The NCAA is painted as the real villain here, and the writers pull no punches in arguing that “the system” is really to blame, not only for the death of William Strasmore, but for the atmosphere of corruption that permeates major college athletics. Not only does USC seem perfectly fine with stars like Quincy getting paid under the table, but Quincy’s campus tour guide makes it very clear that the football players are treated like kings and have tutors to take care of those pesky classroom assignments. There’s so much about the world of major college and professional sports that most of us can’t really relate to, but there have been enough reports of cheating scandals in the news lately that it’s not hard to believe that it probably happens more often than we know. I can’t make any legitimate accusations because I just don’t have any way to know if the stories are really true. But it doesn’t take a genius to figure out that, when there’s so much money involved in college sports, there are bound to be a few corners cut along the way. 

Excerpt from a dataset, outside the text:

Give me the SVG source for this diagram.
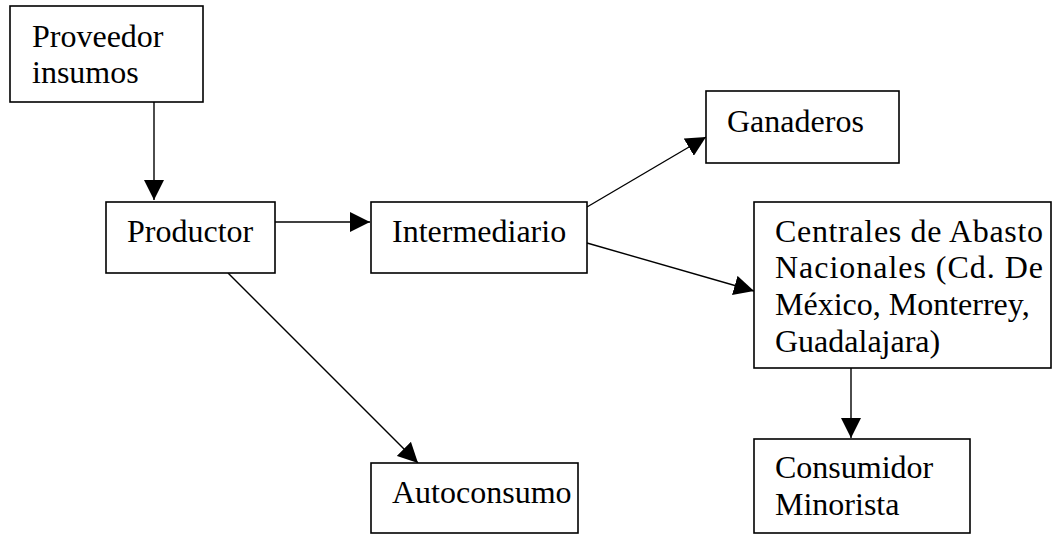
<svg xmlns="http://www.w3.org/2000/svg" width="1053" height="535" viewBox="0 0 1053 535">
  <style>
    .box { fill: #ffffff; stroke: #000000; stroke-width: 1.6; }
    .lbl { font-family: "Liberation Serif", "Times New Roman", serif; font-size: 32px; fill: #000000; }
    .edge { fill: none; stroke: #000000; stroke-width: 1.4; marker-end: url(#head); }
  </style>
  <defs>
    <marker id="head" viewBox="0 0 20 20" refX="20" refY="10" markerWidth="20" markerHeight="20" markerUnits="userSpaceOnUse" orient="auto">
      <path d="M0,0 L20,10 L0,20 z" fill="#000000"/>
    </marker>
  </defs>
  <rect width="1053" height="535" fill="#ffffff"/>

  <g id="connectors">
    <line class="edge" x1="154" y1="102" x2="154" y2="200"/>
    <line class="edge" x1="275" y1="222" x2="370" y2="222"/>
    <line class="edge" x1="587" y1="207" x2="706" y2="137"/>
    <line class="edge" x1="587" y1="243" x2="754" y2="291"/>
    <line class="edge" x1="851" y1="368" x2="851" y2="438"/>
    <line class="edge" x1="228" y1="273" x2="418" y2="463"/>
  </g>

  <g id="proveedor">
    <rect class="box" x="10" y="6" width="193" height="96"/>
    <text class="lbl" x="32" y="47">Proveedor</text>
    <text class="lbl" x="32" y="83">insumos</text>
  </g>

  <g id="productor">
    <rect class="box" x="106" y="202" width="169" height="71"/>
    <text class="lbl" x="127" y="242">Productor</text>
  </g>

  <g id="intermediario">
    <rect class="box" x="371" y="202" width="216" height="71"/>
    <text class="lbl" x="392" y="242">Intermediario</text>
  </g>

  <g id="ganaderos">
    <rect class="box" x="706" y="91" width="193" height="72"/>
    <text class="lbl" x="727" y="132">Ganaderos</text>
  </g>

  <g id="centrales">
    <rect class="box" x="754" y="202" width="297" height="166"/>
    <text class="lbl" x="775" y="242" textLength="268" lengthAdjust="spacing">Centrales de Abasto</text>
    <text class="lbl" x="775" y="278" textLength="268" lengthAdjust="spacing">Nacionales (Cd. De</text>
    <text class="lbl" x="775" y="315">México, Monterrey,</text>
    <text class="lbl" x="775" y="352">Guadalajara)</text>
  </g>

  <g id="consumidor">
    <rect class="box" x="754" y="439" width="216" height="94"/>
    <text class="lbl" x="775" y="478">Consumidor</text>
    <text class="lbl" x="775" y="515">Minorista</text>
  </g>

  <g id="autoconsumo">
    <rect class="box" x="371" y="463" width="207" height="70"/>
    <text class="lbl" x="392" y="503">Autoconsumo</text>
  </g>
</svg>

So, at the end of the day, is Spencer really crossing a line, or is he just playing by the rules that have already been established by those who control a very corrupt system? I’d say it’s a little of both. I’m still hoping that Spencer comes to his senses before it’s over, but I’m honestly not sure where this is going. Which isn’t a bad thing.

Random thoughts:

  • While Spencer is trying to save Sports X using questionable means, Joe (with Reggie’s help) is trying a more traditional approach with the members of Illegal Civilization. This doesn’t have the huge upside potential that Spencer’s plan does, but it’s a solid play nonetheless (assuming Joe and Reggie aren’t just being played).
  • Looks like Ricky may end up playing for Charles and the Rams after all since, despite last week’s impromptu fitness battle, Kisan isn’t willing to change positions. And Ricky’s working incredibly hard to keep from becoming a stay-at-home dad. 
  • This week’s episode was written by former NFL star Rashard Mendenhall, who undoubtedly has firsthand knowledge of how “the system” works. It definitely adds a layer of credibility to the NCAA discussion.
  • Speaking of which, does it make sense that a major college football program would hold a huge rally and fill up a stadium just to recruit a player (even a top prospect)? Maybe, but it just seems like overkill.
  • No Russell Brand this week. I honestly can’t say that I missed him.